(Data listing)

## BEGIN

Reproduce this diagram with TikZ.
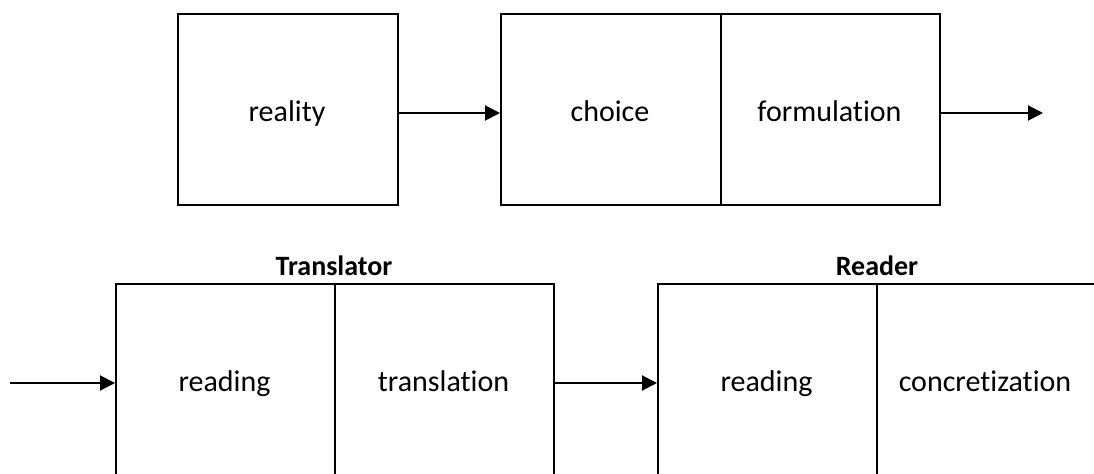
\documentclass[tikz,border=0pt]{standalone}
\usepackage{fontspec}
\setmainfont{Carlito}[Ligatures=NoCommon]
\usetikzlibrary{arrows.meta}
\begin{document}
\begin{tikzpicture}[x=0.5pt,y=-0.5pt,
  cell/.style={draw, line width=1pt, inner sep=0pt, anchor=north west, minimum width=#1},
  lbl/.style={font=\fontsize{15}{18}\selectfont, anchor=base, inner sep=0pt},
  head/.style={font=\bfseries\fontsize{14}{17}\selectfont, anchor=base, inner sep=0pt},
  arr/.style={line width=1pt, -{Triangle[length=7.5pt,width=7.5pt]}}]
\useasboundingbox (0,0) rectangle (1094,474);
\clip (0,0) rectangle (1094,474);
\coordinate (r1) at (0,113);
\coordinate (r2) at (0,383);
% top row
\node[cell=110pt, minimum height=95.5pt] (reality) at (177,13) {};
\node[cell=110pt, minimum height=95.5pt] (choice) at (500,13) {};
\node[cell=109.5pt, minimum height=95.5pt] (formulation) at (720,13) {};
\node[lbl] (treality) at (287,122) {reality};
\node[lbl] (tchoice) at (610,122) {choice};
\node[lbl] (tformulation) at (829.5,122) {formulation};
\coordinate (out1) at (1043,113);
\draw[arr] (reality.east |- r1) -- (choice.west |- r1);
\draw[arr] (formulation.east |- r1) -- (out1);
% bottom row
\node[cell=109.5pt, minimum height=110pt] (readingA) at (115,283) {};
\node[cell=109.5pt, minimum height=110pt] (translation) at (334,283) {};
\node[cell=109.5pt, minimum height=110pt] (readingB) at (657,283) {};
\node[cell=110pt, minimum height=110pt] (concretization) at (876,283) {};
\node[lbl] (treadingA) at (224.5,392) {reading};
\node[lbl] (ttranslation) at (443.5,392) {translation};
\node[lbl] (treadingB) at (766.5,392) {reading};
\node[lbl] (tconcretization) at (985,392) {concretization};
\node[head] (translator) at (334,276) {Translator};
\node[head] (reader) at (877,276) {Reader};
\coordinate (in2) at (10,383);
\draw[arr] (in2) -- (readingA.west |- r2);
\draw[arr] (translation.east |- r2) -- (readingB.west |- r2);
\end{tikzpicture}
\end{document}
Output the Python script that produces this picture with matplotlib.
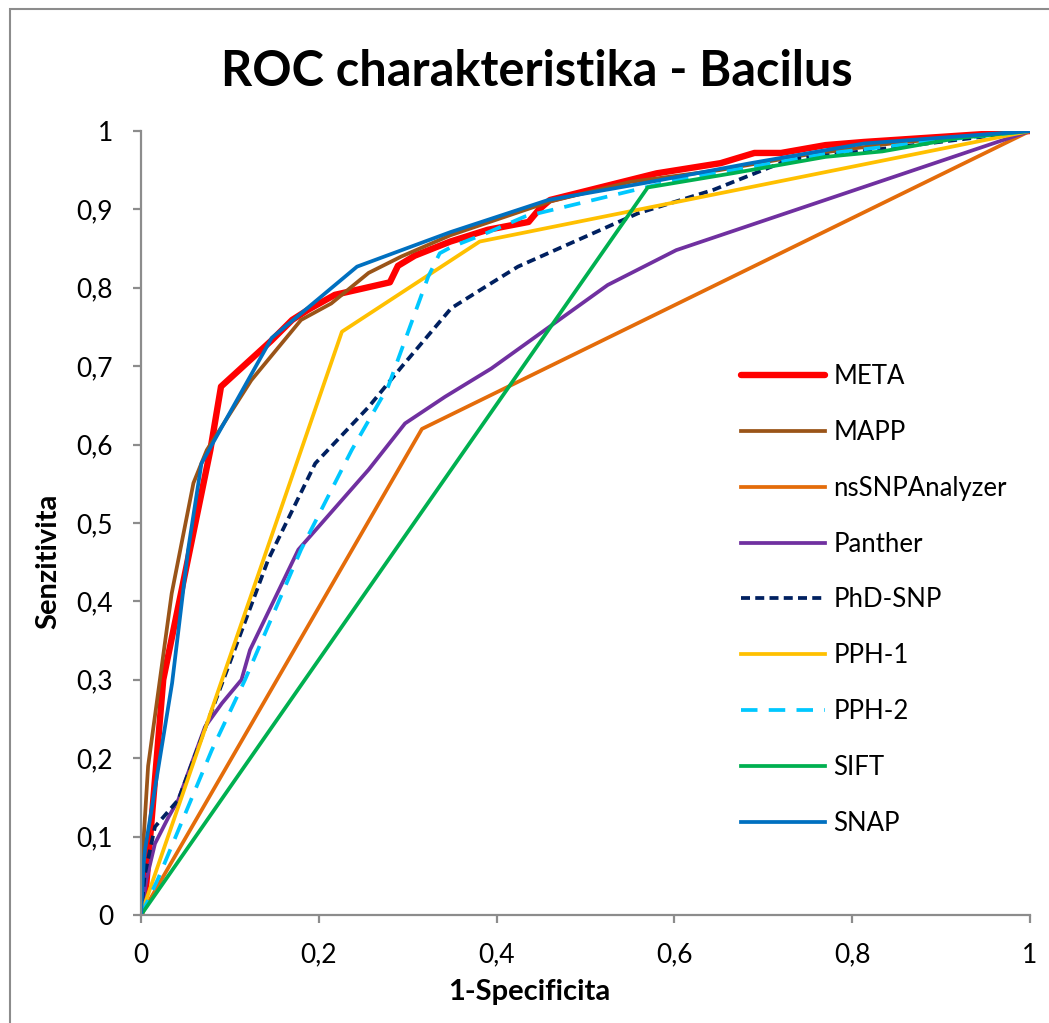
import matplotlib
matplotlib.use("Agg")
import matplotlib.pyplot as plt
from matplotlib.patches import Rectangle
from matplotlib.ticker import FuncFormatter, MultipleLocator

plt.rcParams["font.family"] = ["Lato", "DejaVu Sans"]

# ROC points (x = 1-Specificita, y = Senzitivita)
meta_x = [0, 0.006, 0.025, 0.078, 0.09, 0.147, 0.17, 0.188, 0.218, 0.28, 0.289, 0.308,
          0.348, 0.39, 0.436, 0.447, 0.46, 0.58, 0.652, 0.69, 0.72, 0.77, 0.813, 1]
meta_y = [0, 0.04, 0.30, 0.593, 0.674, 0.733, 0.759, 0.772, 0.791, 0.807, 0.828, 0.841,
          0.859, 0.874, 0.884, 0.899, 0.912, 0.946, 0.959, 0.972, 0.972, 0.982, 0.986, 1]

mapp_x = [0, 0.002, 0.008, 0.0345, 0.059, 0.074, 0.124, 0.18, 0.214, 0.256, 0.293, 0.348,
          0.387, 0.46, 0.55, 0.65, 0.75, 0.85, 1]
mapp_y = [0, 0.08, 0.19, 0.41, 0.551, 0.593, 0.682, 0.759, 0.78, 0.819, 0.84, 0.867,
          0.882, 0.91, 0.935, 0.95, 0.97, 0.985, 1]

nssnp_x = [0, 0.316, 1]
nssnp_y = [0, 0.62, 1]

panther_x = [0, 0.006, 0.0157, 0.031, 0.042, 0.072, 0.091, 0.113, 0.1226, 0.177, 0.203,
             0.256, 0.297, 0.342, 0.394, 0.525, 0.602, 1]
panther_y = [0, 0.045, 0.091, 0.125, 0.147, 0.24, 0.27, 0.30, 0.338, 0.466, 0.4995,
             0.568, 0.627, 0.661, 0.697, 0.8036, 0.848, 1]

phd_x = [0, 0.004, 0.0157, 0.042, 0.094, 0.143, 0.196, 0.256, 0.293, 0.349, 0.387, 0.424,
         0.559, 0.644, 0.728, 0.855, 1]
phd_y = [0, 0.05, 0.1125, 0.147, 0.304, 0.453, 0.576, 0.648, 0.699, 0.774, 0.801, 0.827,
         0.895, 0.925, 0.963, 0.98, 1]

pph1_x = [0, 0.226, 0.381, 1]
pph1_y = [0, 0.744, 0.859, 1]

pph2_x = [0, 0.0195, 0.0795, 0.117, 0.18, 0.237, 0.278, 0.323, 0.336, 0.349, 0.387, 0.432,
          0.602, 0.77, 0.898, 1]
pph2_y = [0, 0.047, 0.21, 0.30, 0.466, 0.593, 0.674, 0.814, 0.844, 0.852, 0.869, 0.891,
          0.9375, 0.971, 0.988, 1]

sift_x = [0, 0.57, 0.665, 0.77, 0.834, 0.919, 1]
sift_y = [0, 0.928, 0.946, 0.967, 0.974, 0.991, 1]

snap_x = [0, 0.003, 0.0045, 0.035, 0.053, 0.068, 0.147, 0.243, 0.348, 0.458, 0.568, 0.686, 0.813, 1]
snap_y = [0, 0.066, 0.083, 0.296, 0.466, 0.576, 0.736, 0.827, 0.871, 0.912, 0.934, 0.959, 0.984, 1]

W, H = 1049, 1023
fig = plt.figure(figsize=(W / 100, H / 100), dpi=100)
ax = fig.add_axes([141 / W, 1 - 915 / H, (1030 - 141) / W, (915 - 131) / H])

# outer chart frame (grey)
fig.patches.append(Rectangle((10 / W, -0.1), 1.2, 1.1 - 9 / H, transform=fig.transFigure,
                             fill=False, edgecolor="#8c8c8c", linewidth=1.5))

lw = 2.7
ax.plot(meta_x, meta_y, color="#ff0000", lw=4.6, label="META", solid_capstyle="round")
ax.plot(mapp_x, mapp_y, color="#9a5418", lw=lw, label="MAPP")
ax.plot(nssnp_x, nssnp_y, color="#e46c0a", lw=lw, label="nsSNPAnalyzer")
ax.plot(panther_x, panther_y, color="#7030a0", lw=lw, label="Panther")
ax.plot(phd_x, phd_y, color="#002060", lw=lw, dashes=(2.4, 1.4), label="PhD-SNP")
ax.plot(pph1_x, pph1_y, color="#ffc000", lw=lw, label="PPH-1")
ax.plot(pph2_x, pph2_y, color="#00c8ff", lw=lw, dashes=(4.4, 3.0), label="PPH-2")
ax.plot(sift_x, sift_y, color="#00b050", lw=lw, label="SIFT")
ax.plot(snap_x, snap_y, color="#0070c0", lw=lw, label="SNAP")

ax.set_xlim(0, 1)
ax.set_ylim(0, 1)
ax.xaxis.set_major_locator(MultipleLocator(0.2))
ax.yaxis.set_major_locator(MultipleLocator(0.1))
fmt = FuncFormatter(lambda v, p: ("%g" % round(v, 2)).replace(".", ","))
ax.xaxis.set_major_formatter(fmt)
ax.yaxis.set_major_formatter(fmt)

for s in ["top", "right"]:
    ax.spines[s].set_visible(False)
for s in ["left", "bottom"]:
    ax.spines[s].set_color("#8c8c8c")
    ax.spines[s].set_linewidth(1.6)
ax.tick_params(axis="both", direction="out", length=6, width=1.6, color="#8c8c8c",
               labelsize=19, pad=14)

ax.set_xlabel("1-Specificita", fontsize=21, fontweight="bold")
ax.set_ylabel("Senzitivita", fontsize=21, fontweight="bold")
ax.xaxis.set_label_coords((529 - 141) / 889, (915 - 992) / 784)
ax.yaxis.set_label_coords((48 - 141) / 889, (915 - 561) / 784)
ax.xaxis.label.set_va("center")
ax.yaxis.label.set_va("center")

fig.text(537 / W, 1 - 72 / H, "ROC charakteristika - Bacilus", fontsize=35,
         fontweight="bold", ha="center", va="center")

ax.legend(loc="upper left", bbox_to_anchor=(741 / W, 1 - 364 / H),
          bbox_transform=fig.transFigure, frameon=False, fontsize=18.5,
          handlelength=3.25, handletextpad=0.35, labelspacing=1.2, borderpad=0,
          borderaxespad=0)

fig.savefig("out.png", dpi=100)
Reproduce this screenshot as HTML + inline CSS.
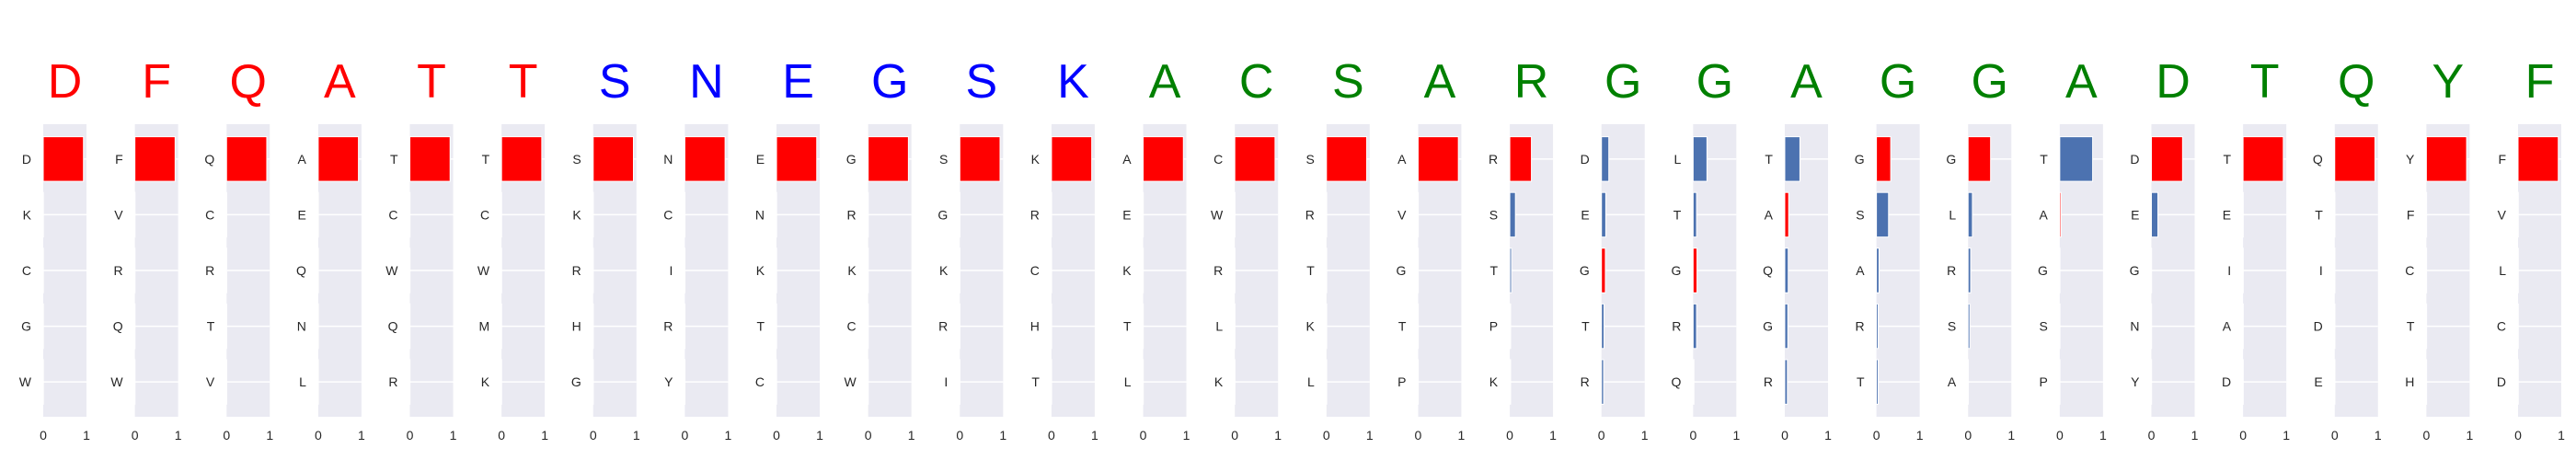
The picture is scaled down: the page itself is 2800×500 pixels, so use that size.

## END

§ **EXERCISE OBJECTIVE**:
Exclude the pictures, and output exactly the lines from the one with "Reproduce this screenshot" through the last line of the records, both included.

§ **TASK ANSWER**:
Reproduce this screenshot as HTML + inline CSS.
The picture is scaled down: the page itself is 2800×500 pixels, so use that size.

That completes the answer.